Section 611. - -Allowance of Deduction for Depletion, 26 CFR 1.611-1:  Allowance of deduction for depletion.

  Depletion;  economic interest.  A mining company as operator has an economic interest under an agreement that requires the delivery of all extracted coal to the owner, who applies additional mining processes and shares the proceeds received on the sale of the processed coal at specified percentages.  A stated minimum amount payable to the operator did not negate the economic interest under the specific facts of the case.

ISSUE

  Does taxpayer possess an economic interest in coal under section 1.611- 1(b)(1) of the Income Tax Regulations under the circumstances described below?

FACTS

  The owner of coal properties (X) and a mining company (taxpayer) entered into an agreement by which X granted the taxpayer the exclusive right to mine coal from the specified coal seams until all coal has been mined.  The taxpayer is required to deliver all of the coal produced to X who applies only mining processes as defined in section 613(c)(4)(A) of the Internal Revenue Code and sells the processed coal to others.

  The agreement provides that the taxpayer mine the coal in return for a 70- percent share of the net proceeds of the processed coal sold.  The agreement further provides that the taxpayer will receive a minimum amount of $22x on each ton of the first 1000y tons of coal processed and sold.  This minimum amount will be paid to the taxpayer by X on each ton of the first 1000y tons that are processed and sold if 70 percent of the net proceeds is less than such minimum amount.  However, in no event, will X pay the taxpayer more than the net proceeds of any sale.  Furthermore, at the time they entered into the agreement, the coal reserves were 5000y tons.  The agreement also provides that X will be entitled to recoup, out of the taxpayer's 70 percent share of net proceeds in excess of $22x, any amounts that X previously paid to the taxpayer that exceeded 70 percent of the net proceeds.

LAW AND ANALYSIS

  Section 1.611-1(b)(1) of the regulations provides for annual depletion deductions to the owner of an economic interest in mineral deposits.  An economic interest is possessed when the taxpayer has acquired by investment an interest in mineral in place and secures, by any form of legal relationship income derived from the extraction of the mineral to which he must look for a return of his capital.

  For the taxpayer to have an economic interest in minerals in place, it is essential that the consideration received for the minerals, under the terms of an agreement, represents literally a share of the minerals extracted or proceeds from their sales, and that the taxpayer be dependent upon such consideration for a return of his capital.  See Palmer v.

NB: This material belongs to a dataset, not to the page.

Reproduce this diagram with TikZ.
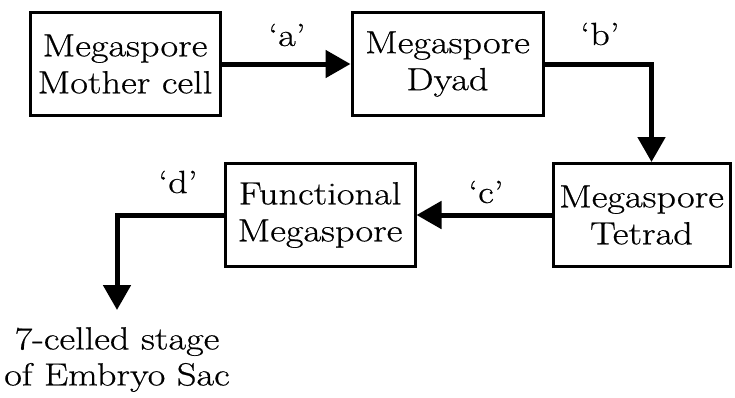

Bender, 287 U.S. 551 (1933), XII-1 C.B. 235 (1933).

  In Rev. Rul. 74-469, 1974-2 C.B. 177, a lessee under various mineral leases, with the right to extract and sell certain minerals, granted to Y the right to mine such minerals to exhaustion.  Y had the burden of extracting the minerals from the ground and delivering them to a stockpile.  Lessee had the burden of transporting and processing the minerals and of paying all production royalties. Upon severance from the ground all minerals became the property of lessee and Y individually in specified shares, and an independent agent sold the minerals on the open market for the accounts of lessee and Y.  Rev. Rul. 74-469 holds that both lessee and Y obtained an economic interest in their respective shares of the minerals in place.

  The situation in this ruling differs from that in Rev. Rul. 74-469 in that (1) the taxpayer does not have the right to sell its share of the coal produced because the coal is to be delivered to X who sells the coal after processing, and (2) the taxpayer receives 70 percent of the net proceeds from the sale of the processed coal, but not less than $22x per ton (or the net proceeds, if less than $22x) for a specified basic tonnage.  Nevertheless, the taxpayer acquired from X separate contractual rights to mine coal to exhaustion and to look to the sale of the coal for the return of its investment.  The income to the taxpayer is dependent solely on the eventual sale of the coal. Therefore, the taxpayer has acquired an economic interest in the coal in place under section 1.611-1(b)(1) of the regulations.

HOLDING

  The taxpayer possesses an economic interest in coal in place under section 1.611-1(b)(1) of the regulations.

Rev. Rul. 84-88, 1984-1 C.B. 141, 1984-25 I.R.B. 13.